The dollar wants back up on that cross of gold.
From 2000 to 2014, in contrast, gold gyrated wildly. It began the millennium testing levels below $300, a low barely seen since the 1970s. Beginning in 2002, it staged a long march, striding up past every ordinal threshold, through $1,000 with the passing years, hitting as high as $1,800 in 2011. Within this 600-percent range, $300-$1,800, there were large swings. 2008 alone had gold moving up and down in a 25 percent band. Then in early 2014, gold settled in its present range—a hundredth of the 2000-2014 range and a fourth of that of 2008.
Random occurrences? Not likely. The price of gold—especially over any significant span of time—is the greatest measure of one key economic datum: global market confidence in the dollar. This millennium’s price history suggests that the world was progressively souring on the dollar from 2000 to 2014, inclusive of bouts of reconsideration; that it warmed to the dollar until 2014; and then decided that there was little need to speculate against or in favor of the dollar.
It is not coincidental, therefore, that in this last period, economic activity has been superior, as opposed to before in the 2000s. If economic decision-makers have confidence in the value of the dollar, they will devote more of their precious attention (a scarce resource if there ever was one) to real economic activities.
But why—why the newfound stability against the precedent of gyration and devaluation?
Three causes appear likely. The first has been noticed by Nathan Lewis, the supply-side reniassance man. Nathan has pointed out that the dollar’s new stability against gold coincided with Janet Yellen’s taking the helm at the Federal Reserve.
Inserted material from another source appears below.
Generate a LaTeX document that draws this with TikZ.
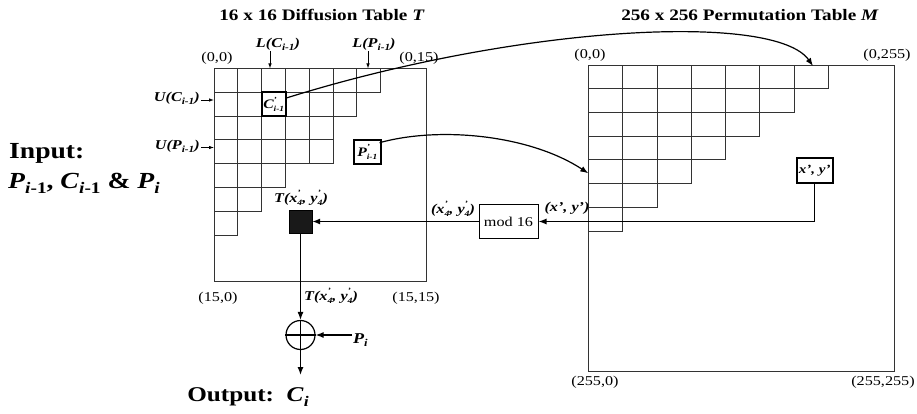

Nathan even went so far to suggest that my own comments to Chair Yellen early in her time at the Fed, championing a classical monetary policy, guided her toward this goal.
I’ll take that—on the condition that we see that the currency masters as a whole, in the U.S. government, in the Treasury, the Fed, and elsewhere, appear on or about 2014, to have begun to conduct policy such that the dollar would hold against gold. Some of this had to do, surely, with the overly academically confident Ben Bernanke leaving the Fed, for Yellen, who throughout her career has displayed less brazen confidence in her Keynesianism than Bernanke ever did in his.
But it was not only me on or about 2014 warning the government to get real about the dollar. It was a lot more. This was, as well, the period just prior to great second-leg expansion of the cryptocurrencies.